Begin at the line containing "Convert this chart to Chart.js code." in the entries below and end at the line containing "0.00031, 0.00029, 0.00025];"; transcribe that range exactly and nothing outside it.

===== Given entries

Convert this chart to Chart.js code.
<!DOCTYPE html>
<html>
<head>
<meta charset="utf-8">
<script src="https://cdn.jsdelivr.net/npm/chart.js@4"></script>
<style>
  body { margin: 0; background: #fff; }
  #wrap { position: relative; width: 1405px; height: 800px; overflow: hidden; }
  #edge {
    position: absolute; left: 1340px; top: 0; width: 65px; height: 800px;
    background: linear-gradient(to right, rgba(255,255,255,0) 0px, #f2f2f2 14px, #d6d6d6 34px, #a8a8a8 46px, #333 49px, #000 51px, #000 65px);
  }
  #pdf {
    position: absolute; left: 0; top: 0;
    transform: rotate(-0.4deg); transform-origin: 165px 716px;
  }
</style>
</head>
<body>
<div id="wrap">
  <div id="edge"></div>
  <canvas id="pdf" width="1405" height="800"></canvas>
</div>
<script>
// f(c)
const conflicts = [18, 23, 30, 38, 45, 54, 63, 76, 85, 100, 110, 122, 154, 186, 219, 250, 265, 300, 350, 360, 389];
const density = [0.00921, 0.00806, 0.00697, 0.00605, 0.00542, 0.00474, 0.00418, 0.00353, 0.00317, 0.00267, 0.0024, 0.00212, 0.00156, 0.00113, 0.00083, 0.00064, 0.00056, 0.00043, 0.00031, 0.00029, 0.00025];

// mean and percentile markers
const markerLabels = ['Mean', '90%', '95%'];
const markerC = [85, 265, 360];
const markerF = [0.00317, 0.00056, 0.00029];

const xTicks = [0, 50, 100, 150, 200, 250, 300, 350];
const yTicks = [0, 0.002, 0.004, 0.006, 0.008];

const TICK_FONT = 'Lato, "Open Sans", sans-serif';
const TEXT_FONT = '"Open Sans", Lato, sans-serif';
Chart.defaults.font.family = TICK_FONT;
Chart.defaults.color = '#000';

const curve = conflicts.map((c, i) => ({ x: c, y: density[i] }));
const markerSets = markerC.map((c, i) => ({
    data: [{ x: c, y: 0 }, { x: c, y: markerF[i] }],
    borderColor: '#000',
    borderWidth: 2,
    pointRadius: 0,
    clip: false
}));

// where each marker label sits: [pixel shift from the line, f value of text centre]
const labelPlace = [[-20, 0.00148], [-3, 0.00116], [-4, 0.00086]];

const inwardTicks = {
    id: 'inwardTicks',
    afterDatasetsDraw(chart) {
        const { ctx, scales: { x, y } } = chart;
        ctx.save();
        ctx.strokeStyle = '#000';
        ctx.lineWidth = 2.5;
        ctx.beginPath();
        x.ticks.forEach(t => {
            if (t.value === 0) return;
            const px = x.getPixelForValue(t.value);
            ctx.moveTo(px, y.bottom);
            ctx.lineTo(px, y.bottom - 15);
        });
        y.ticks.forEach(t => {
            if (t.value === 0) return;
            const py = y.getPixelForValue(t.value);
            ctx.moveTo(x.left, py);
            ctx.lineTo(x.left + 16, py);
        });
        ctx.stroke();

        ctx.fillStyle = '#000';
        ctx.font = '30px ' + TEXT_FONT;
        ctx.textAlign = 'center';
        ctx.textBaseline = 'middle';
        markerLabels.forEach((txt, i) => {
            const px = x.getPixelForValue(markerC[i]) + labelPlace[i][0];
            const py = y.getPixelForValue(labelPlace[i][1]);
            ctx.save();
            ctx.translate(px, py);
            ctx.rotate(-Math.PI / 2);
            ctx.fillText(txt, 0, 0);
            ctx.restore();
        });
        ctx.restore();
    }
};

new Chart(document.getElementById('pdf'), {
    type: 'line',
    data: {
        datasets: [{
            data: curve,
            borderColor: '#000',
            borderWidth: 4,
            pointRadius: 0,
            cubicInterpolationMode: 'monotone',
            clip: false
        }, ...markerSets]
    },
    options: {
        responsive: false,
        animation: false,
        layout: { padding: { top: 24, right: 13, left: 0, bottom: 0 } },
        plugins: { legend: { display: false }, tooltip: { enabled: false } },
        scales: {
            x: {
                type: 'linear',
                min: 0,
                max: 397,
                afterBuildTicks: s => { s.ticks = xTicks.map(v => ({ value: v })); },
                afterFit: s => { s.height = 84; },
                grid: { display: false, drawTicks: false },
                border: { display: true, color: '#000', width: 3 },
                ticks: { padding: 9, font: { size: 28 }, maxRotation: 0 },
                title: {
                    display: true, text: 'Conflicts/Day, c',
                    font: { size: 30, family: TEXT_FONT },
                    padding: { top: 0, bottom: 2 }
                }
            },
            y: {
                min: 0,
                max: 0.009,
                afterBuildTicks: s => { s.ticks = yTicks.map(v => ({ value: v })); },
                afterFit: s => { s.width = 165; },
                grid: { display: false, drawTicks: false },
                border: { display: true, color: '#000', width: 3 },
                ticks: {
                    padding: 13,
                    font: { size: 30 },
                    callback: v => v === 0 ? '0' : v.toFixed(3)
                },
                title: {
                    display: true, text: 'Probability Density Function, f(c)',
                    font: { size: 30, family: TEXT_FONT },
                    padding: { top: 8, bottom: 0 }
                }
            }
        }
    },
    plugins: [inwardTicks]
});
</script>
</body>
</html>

==========
===== Given entries

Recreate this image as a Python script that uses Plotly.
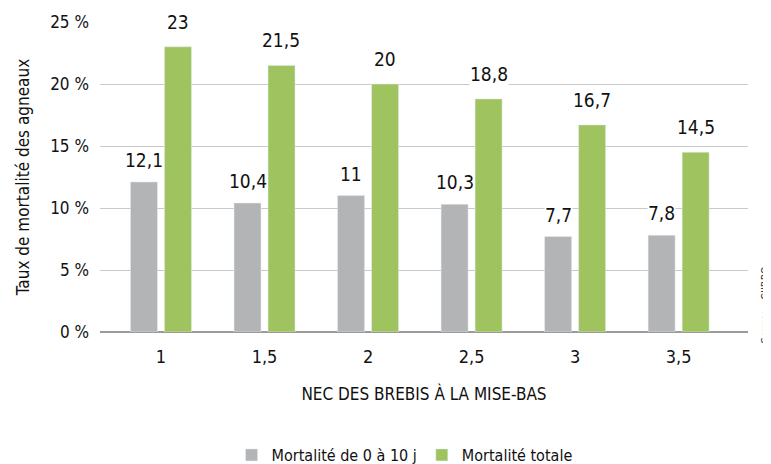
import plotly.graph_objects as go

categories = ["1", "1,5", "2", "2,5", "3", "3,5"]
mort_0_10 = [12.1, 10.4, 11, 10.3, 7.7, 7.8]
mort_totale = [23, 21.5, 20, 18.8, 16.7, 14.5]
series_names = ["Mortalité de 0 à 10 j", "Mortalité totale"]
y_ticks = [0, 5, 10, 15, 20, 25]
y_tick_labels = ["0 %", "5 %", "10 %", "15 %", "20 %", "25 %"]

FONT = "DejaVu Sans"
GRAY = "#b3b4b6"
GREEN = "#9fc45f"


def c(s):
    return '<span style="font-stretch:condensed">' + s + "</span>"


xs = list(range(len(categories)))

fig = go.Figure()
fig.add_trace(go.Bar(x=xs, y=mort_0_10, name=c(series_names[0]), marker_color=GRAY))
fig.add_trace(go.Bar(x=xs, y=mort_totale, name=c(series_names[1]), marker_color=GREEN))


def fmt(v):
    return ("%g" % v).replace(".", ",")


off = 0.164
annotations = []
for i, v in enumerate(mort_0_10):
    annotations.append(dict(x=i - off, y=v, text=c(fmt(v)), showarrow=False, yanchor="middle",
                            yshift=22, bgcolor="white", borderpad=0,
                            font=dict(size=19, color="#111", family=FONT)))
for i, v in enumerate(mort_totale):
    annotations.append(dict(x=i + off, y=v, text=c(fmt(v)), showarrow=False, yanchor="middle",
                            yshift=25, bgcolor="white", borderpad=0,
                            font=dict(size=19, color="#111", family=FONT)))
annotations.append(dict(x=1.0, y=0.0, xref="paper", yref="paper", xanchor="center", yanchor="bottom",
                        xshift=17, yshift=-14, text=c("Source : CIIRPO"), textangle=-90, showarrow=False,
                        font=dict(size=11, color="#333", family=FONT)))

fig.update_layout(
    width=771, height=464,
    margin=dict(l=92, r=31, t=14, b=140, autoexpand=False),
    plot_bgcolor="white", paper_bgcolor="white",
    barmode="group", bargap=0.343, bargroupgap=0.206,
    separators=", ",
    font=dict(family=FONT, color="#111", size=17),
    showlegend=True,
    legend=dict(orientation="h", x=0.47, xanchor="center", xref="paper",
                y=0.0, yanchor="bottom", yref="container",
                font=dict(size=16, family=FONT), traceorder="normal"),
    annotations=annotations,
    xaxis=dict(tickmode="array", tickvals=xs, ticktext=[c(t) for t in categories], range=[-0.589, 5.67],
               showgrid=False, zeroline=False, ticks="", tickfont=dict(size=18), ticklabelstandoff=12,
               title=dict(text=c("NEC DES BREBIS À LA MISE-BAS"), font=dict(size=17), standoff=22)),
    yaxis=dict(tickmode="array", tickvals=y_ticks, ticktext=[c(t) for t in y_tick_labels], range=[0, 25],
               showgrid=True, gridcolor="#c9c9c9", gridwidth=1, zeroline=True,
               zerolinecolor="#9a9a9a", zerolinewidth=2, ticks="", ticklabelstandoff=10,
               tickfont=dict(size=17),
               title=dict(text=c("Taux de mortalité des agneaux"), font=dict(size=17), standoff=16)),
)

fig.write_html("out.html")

==========

Answer to this task.
Convert this chart to Chart.js code.
<!DOCTYPE html>
<html>
<head>
<meta charset="utf-8">
<script src="https://cdn.jsdelivr.net/npm/chart.js@4"></script>
<style>
  body { margin: 0; background: #fff; }
  #wrap { position: relative; width: 1405px; height: 800px; overflow: hidden; }
  #edge {
    position: absolute; left: 1340px; top: 0; width: 65px; height: 800px;
    background: linear-gradient(to right, rgba(255,255,255,0) 0px, #f2f2f2 14px, #d6d6d6 34px, #a8a8a8 46px, #333 49px, #000 51px, #000 65px);
  }
  #pdf {
    position: absolute; left: 0; top: 0;
    transform: rotate(-0.4deg); transform-origin: 165px 716px;
  }
</style>
</head>
<body>
<div id="wrap">
  <div id="edge"></div>
  <canvas id="pdf" width="1405" height="800"></canvas>
</div>
<script>
// f(c)
const conflicts = [18, 23, 30, 38, 45, 54, 63, 76, 85, 100, 110, 122, 154, 186, 219, 250, 265, 300, 350, 360, 389];
const density = [0.00921, 0.00806, 0.00697, 0.00605, 0.00542, 0.00474, 0.00418, 0.00353, 0.00317, 0.00267, 0.0024, 0.00212, 0.00156, 0.00113, 0.00083, 0.00064, 0.00056, 0.00043, 0.00031, 0.00029, 0.00025];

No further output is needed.